Regulatory Framework

The lack of a general legal status (access regime) for data, partial application of IP rights and trade secret protection and the restrictions of personal data protection result in a fragmented and incomplete regulatory framework. To address these shortcomings in data sharing and reuse, the EU Commission presented the "European strategy for data" in February 2020 describing the vision of a common European data space. The Commission has proposed different regulations (Digital Markets Act (DMA), Digital Services Act (DSA), AI Act on harmonised rules for data governance, data access and use as part of the EU's digital strategy.

Beside other regulations the Data Governance Act (DGA) entered into force on 23 June 2022 and will be applicable from September 2023 after a 15-months grace period. On 23 February 2022, the Commission proposed a regulation on harmonised rules for fair access and use of data, the Data Act Proposal (DA-E). With both acts the Commission aims to make more data available for use, by setting up rules on who can use and access what data for which purposes across all economic sectors in the EU.

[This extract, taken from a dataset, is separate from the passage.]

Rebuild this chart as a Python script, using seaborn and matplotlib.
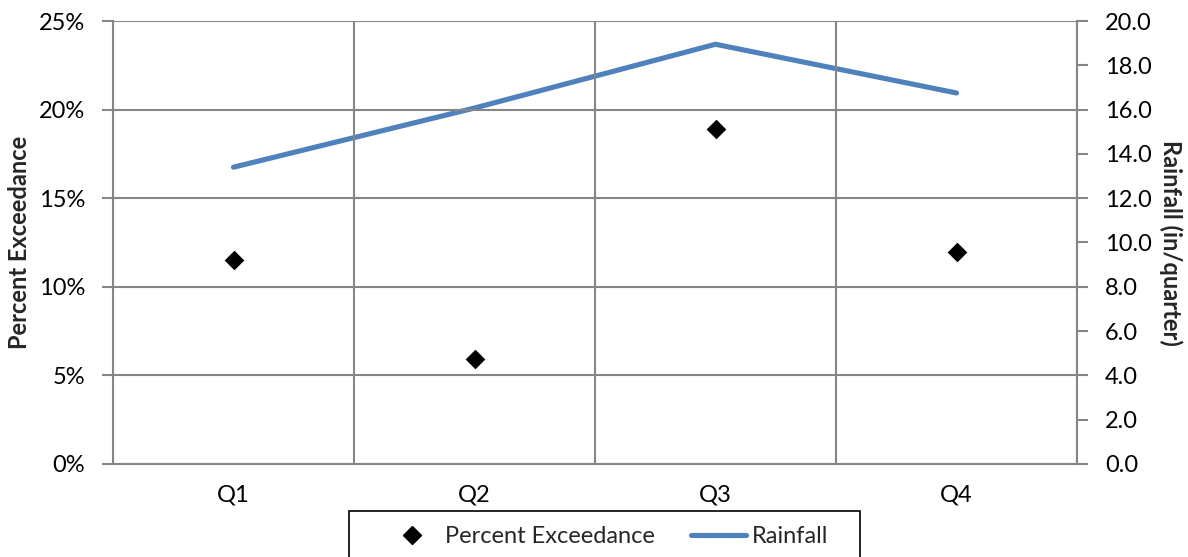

The DGA aims to make more data available by regulating the reuse of publicly/held, protected data, by promoting data sharing through the regulation of novel data intermediaries and by encouraging the sharing of data for altruistic purposes. It aims to make public sector data more widely available for local businesses, researchers and communities for the development of innovative data-driven services. A specific focus is on the public sector data which is subject to legal restrictions and thus out of the scope of the Open Data Directive. Therefore, the proposal covers public sector data which is legally protected on the grounds of: (a) commercial confidentiality including the trade secrets; (b) statistical confidentiality; (c) intellectual property rights of third parties; (d) protection of personal data. This objective of providing access to data that is not accessible as open data may be seen as indicative of the emergence of a distinct regime for the data held by public bodies. The public sector bodies enabling the use of such protected data are required to be technically equipped to ensure that data privacy and confidentiality are fully preserved. The proposal does not interfere with the substantive rights on data as it refrains from prescribing a right of access or reuse but lays out certain harmonized rules and conditions guiding member states for establishing mechanisms for the reuse of publicly held data.

The DA-E aims to ensure fairness in the digital environment, stimulate a competitive data market, open opportunities for data-driven innovation and make data more accessible for all by providing consumers and businesses access to the data of their devices. The DA-E is regarded to be an essential building block of the European data spaces. It is guided by the understanding that B2B contractual agreements do not fully guarantee adequate access to data for SMEs or start-ups. A contractual framework is needed, providing clarity on rights and remedies regarding accessing, processing, sharing, and storing of data in order to limit misuse. The proposal acknowledges the importance of a harmonised data governance regime in achieving competitiveness, innovation and sustainable growth in all sectors and making the Union's transition to a green digital economy a success. The proposal introduces interventions to the current legal landscape of B2B data sharing and access in two dimensions: first, contracts as voluntary agreements and second, statutory access rights or obligations to make data available together with the general rules to be complied while performing these obligations or exercising the rights.

Beside these specific Acts, further legal aspects to consider when sharing data, including antitrust/competition, data protection and security, copyright, patents/Intellectual property. The regulatory development may have more impact on the concept and operationalization of data spaces in the future and needs to be monitored to ensure compliance.

The operationalisation of data governance and the establishment of data spaces require a robust methodology both to navigate through the existing regulatory patchwork (scattered in various legal instruments) and to implement the upcoming legislative agenda of the EU*.* Providing guidance to future-proof specific problems entails an assessment and combination of various regulatory tools, contractual models, design principles, and organizational structures. To this end, the below four-pillar data governance framework outlines a "legal anatomy" of data governance consisting of the following:

  1. the substantive rights and obligations related to data transactions (rights to data)

  2. the contractual dimension

  3. the organizational aspects

  4. the technical implementation.

Beside the own responsibility of participants in a decentralized organization, IDSA discusses and aligns on legal matters with other initiatives. Coordination with other initiatives on the legal dimension is all the more important as often (and by its nature) most legislation needs to be translated into practical approaches and solutions - and a common understanding of the legal terms is necessary to create a trustworthy and reliable EU data sharing landscape.

Therefore, IDSA has established a legal framework task force to discuss regulatory developments and legal topics as well as to organize the collaboration and contribution of IDSA members regarding the legal dimension.